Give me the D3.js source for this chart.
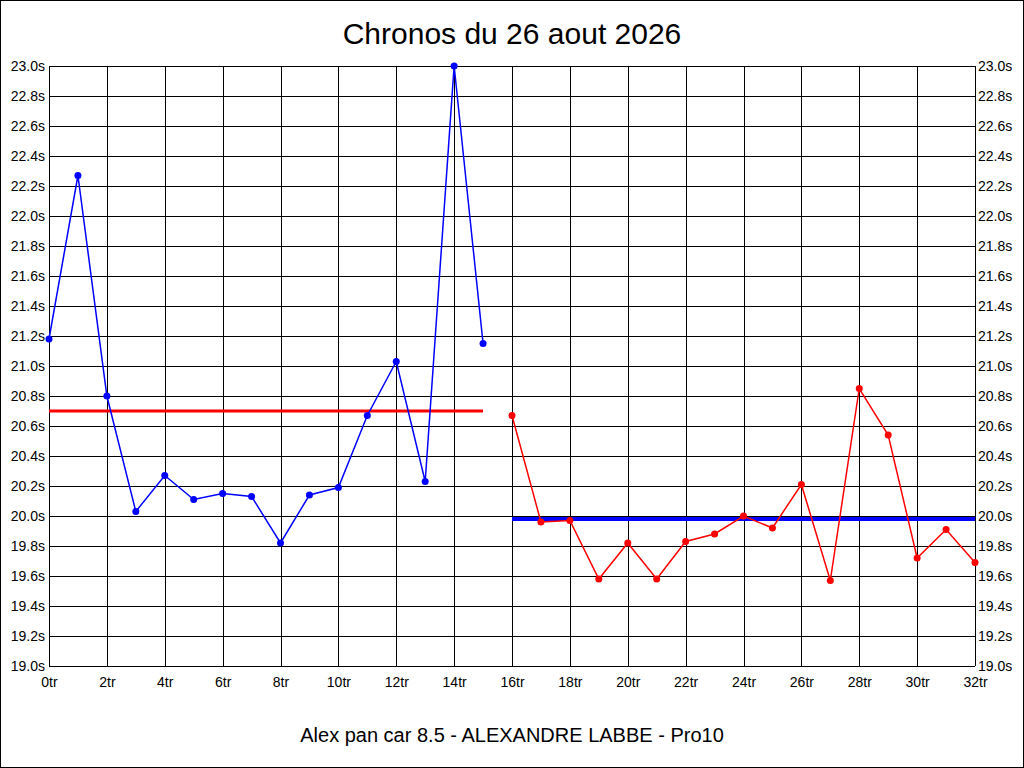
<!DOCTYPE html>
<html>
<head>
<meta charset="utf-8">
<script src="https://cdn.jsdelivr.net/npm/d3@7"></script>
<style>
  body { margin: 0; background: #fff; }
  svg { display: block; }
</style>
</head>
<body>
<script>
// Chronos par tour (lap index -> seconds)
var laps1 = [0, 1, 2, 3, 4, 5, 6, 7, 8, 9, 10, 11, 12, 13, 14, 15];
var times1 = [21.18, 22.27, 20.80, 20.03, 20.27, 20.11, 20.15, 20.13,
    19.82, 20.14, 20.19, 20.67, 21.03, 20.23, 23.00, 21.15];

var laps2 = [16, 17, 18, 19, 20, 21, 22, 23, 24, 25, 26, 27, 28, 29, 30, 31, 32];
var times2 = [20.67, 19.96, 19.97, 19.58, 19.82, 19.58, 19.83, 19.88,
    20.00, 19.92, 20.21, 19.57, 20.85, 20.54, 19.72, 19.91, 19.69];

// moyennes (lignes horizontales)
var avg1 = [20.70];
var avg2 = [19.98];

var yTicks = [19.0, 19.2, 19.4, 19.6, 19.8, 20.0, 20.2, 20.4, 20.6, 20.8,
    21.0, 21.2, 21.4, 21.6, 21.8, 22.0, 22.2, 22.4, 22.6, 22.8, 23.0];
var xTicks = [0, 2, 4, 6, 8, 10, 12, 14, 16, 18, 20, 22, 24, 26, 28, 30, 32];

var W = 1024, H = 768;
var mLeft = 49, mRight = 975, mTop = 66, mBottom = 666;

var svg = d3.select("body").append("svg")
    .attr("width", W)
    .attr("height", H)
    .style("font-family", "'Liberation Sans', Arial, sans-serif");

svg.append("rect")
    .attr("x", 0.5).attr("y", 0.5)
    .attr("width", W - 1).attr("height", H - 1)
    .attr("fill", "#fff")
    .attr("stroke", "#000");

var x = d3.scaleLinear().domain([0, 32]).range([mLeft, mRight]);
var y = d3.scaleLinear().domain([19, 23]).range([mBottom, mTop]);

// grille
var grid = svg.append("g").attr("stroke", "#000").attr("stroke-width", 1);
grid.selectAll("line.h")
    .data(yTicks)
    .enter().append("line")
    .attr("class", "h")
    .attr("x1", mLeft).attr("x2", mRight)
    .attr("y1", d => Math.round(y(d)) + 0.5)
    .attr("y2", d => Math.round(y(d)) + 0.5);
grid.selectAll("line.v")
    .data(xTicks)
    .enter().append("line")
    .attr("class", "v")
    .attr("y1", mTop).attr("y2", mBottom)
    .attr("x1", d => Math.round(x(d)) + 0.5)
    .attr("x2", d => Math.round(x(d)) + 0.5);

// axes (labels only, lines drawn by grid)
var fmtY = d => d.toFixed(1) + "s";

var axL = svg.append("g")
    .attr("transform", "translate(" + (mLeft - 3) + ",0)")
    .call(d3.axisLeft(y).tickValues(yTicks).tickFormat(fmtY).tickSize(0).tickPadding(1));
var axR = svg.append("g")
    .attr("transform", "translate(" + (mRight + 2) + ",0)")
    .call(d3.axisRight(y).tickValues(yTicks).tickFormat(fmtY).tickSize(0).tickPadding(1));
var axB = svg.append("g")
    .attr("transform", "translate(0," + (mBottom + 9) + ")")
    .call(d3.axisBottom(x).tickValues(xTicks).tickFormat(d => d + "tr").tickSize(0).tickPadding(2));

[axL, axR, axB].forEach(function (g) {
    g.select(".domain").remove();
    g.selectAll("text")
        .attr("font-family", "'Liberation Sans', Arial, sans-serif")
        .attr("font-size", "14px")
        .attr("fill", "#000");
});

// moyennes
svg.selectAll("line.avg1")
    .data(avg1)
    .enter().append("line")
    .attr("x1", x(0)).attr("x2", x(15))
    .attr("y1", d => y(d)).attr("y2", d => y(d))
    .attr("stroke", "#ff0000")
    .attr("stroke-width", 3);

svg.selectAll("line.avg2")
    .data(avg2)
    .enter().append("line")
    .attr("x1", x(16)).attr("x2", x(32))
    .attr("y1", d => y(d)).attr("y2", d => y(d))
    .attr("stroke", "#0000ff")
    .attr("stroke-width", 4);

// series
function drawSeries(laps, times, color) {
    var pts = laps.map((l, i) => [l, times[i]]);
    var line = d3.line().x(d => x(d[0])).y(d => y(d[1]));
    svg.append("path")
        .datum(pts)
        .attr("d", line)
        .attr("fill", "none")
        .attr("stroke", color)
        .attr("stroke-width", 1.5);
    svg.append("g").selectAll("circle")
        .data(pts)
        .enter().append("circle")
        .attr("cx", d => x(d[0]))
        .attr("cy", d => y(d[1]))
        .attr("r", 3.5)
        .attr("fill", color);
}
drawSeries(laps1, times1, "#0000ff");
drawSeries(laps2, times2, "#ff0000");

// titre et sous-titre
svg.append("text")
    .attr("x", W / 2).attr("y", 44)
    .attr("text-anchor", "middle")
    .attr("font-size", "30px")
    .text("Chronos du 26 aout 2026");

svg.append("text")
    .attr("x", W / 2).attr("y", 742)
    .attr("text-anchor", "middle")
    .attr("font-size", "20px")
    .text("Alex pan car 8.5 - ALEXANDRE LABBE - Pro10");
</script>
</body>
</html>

================

* [What the exercise asks]
Could the lines from the top of the material through the line with "19.82, 20.14, 20.19, 20.67, 21.03, 20.23, 23.00, 21.15];" be repeated exactly, pictures left out?

* [Task output]
Give me the D3.js source for this chart.
<!DOCTYPE html>
<html>
<head>
<meta charset="utf-8">
<script src="https://cdn.jsdelivr.net/npm/d3@7"></script>
<style>
  body { margin: 0; background: #fff; }
  svg { display: block; }
</style>
</head>
<body>
<script>
// Chronos par tour (lap index -> seconds)
var laps1 = [0, 1, 2, 3, 4, 5, 6, 7, 8, 9, 10, 11, 12, 13, 14, 15];
var times1 = [21.18, 22.27, 20.80, 20.03, 20.27, 20.11, 20.15, 20.13,
    19.82, 20.14, 20.19, 20.67, 21.03, 20.23, 23.00, 21.15];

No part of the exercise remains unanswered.